**Written problem:** Scan the records for the word "with". Copy each line that includes it.

**Dataset extract:**
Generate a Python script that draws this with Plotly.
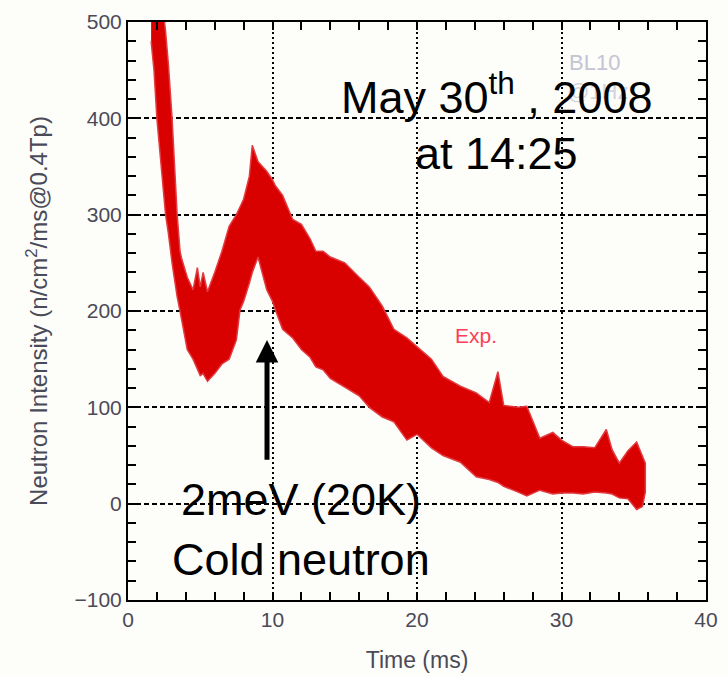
---
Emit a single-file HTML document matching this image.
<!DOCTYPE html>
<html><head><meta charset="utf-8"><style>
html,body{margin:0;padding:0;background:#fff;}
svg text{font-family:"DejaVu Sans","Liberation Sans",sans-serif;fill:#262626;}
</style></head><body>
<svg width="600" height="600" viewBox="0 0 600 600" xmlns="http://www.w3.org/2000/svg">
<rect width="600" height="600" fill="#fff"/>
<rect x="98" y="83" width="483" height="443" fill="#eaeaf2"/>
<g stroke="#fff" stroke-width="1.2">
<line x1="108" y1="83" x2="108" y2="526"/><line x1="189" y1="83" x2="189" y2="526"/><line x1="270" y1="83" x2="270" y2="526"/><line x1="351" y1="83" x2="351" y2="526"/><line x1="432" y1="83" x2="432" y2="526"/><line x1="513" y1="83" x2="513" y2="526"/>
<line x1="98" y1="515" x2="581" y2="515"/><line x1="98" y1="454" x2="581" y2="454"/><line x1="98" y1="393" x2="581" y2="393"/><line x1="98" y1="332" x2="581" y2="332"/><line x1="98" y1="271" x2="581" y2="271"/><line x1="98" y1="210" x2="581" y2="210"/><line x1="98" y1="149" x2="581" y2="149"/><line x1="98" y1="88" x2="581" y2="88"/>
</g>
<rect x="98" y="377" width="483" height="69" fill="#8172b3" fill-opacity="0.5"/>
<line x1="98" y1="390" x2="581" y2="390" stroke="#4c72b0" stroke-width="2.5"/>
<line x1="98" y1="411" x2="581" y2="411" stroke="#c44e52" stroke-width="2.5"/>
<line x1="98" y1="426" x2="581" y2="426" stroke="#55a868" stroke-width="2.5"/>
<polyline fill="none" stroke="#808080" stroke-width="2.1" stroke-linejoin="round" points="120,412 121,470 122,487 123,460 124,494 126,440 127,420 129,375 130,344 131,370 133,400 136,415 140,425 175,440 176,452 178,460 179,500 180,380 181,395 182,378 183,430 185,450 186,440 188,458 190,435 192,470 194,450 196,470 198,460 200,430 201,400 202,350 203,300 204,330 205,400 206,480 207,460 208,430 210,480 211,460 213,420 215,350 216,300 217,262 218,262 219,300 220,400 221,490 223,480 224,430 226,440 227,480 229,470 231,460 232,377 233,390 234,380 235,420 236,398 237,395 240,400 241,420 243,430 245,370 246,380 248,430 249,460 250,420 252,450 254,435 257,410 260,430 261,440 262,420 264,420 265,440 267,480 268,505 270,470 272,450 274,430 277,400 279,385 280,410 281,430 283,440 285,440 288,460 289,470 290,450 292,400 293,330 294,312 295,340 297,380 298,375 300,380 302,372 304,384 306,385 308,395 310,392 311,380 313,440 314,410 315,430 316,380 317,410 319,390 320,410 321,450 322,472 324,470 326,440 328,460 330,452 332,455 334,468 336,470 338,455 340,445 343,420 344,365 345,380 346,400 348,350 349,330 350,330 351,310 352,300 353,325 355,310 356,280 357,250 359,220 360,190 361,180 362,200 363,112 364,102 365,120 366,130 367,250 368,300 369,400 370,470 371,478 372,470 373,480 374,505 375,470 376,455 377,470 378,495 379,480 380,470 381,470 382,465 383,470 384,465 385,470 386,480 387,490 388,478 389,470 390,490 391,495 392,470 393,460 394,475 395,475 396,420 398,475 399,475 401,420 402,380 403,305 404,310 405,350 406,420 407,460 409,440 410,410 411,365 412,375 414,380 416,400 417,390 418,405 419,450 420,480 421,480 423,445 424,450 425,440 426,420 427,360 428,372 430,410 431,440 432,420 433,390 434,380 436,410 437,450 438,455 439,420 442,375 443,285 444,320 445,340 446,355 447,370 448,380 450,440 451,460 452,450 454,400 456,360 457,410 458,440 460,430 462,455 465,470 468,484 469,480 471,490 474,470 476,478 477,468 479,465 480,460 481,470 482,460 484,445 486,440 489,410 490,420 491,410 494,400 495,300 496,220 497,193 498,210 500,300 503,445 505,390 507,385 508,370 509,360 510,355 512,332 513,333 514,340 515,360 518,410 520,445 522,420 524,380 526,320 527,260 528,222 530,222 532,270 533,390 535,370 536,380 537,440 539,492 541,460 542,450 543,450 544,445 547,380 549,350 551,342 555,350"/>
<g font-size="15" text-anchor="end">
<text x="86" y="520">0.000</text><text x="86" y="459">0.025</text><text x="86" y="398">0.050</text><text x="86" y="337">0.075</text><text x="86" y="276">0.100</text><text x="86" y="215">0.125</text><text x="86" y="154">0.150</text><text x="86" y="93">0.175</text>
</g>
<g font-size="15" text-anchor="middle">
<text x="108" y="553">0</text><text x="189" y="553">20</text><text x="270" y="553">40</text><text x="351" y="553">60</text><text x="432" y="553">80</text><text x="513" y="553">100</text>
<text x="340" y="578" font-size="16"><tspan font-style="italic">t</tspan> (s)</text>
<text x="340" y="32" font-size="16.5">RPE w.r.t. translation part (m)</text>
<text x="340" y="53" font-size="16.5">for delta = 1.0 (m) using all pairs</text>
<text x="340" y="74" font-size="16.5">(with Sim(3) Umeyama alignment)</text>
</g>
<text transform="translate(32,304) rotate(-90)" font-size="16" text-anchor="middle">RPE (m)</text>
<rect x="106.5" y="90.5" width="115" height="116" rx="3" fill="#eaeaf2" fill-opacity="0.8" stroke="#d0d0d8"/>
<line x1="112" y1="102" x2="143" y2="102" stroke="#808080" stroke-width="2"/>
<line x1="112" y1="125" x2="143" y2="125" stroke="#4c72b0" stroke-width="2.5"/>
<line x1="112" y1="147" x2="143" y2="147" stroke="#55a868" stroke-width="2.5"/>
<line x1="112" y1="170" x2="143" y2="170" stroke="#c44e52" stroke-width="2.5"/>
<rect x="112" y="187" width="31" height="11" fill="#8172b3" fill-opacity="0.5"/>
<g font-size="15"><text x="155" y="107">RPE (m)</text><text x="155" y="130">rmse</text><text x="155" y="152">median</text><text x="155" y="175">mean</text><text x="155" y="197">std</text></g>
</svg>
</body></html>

**Task response:**
Generate a Python script that draws this with Plotly.
<text x="340" y="74" font-size="16.5">(with Sim(3) Umeyama alignment)</text>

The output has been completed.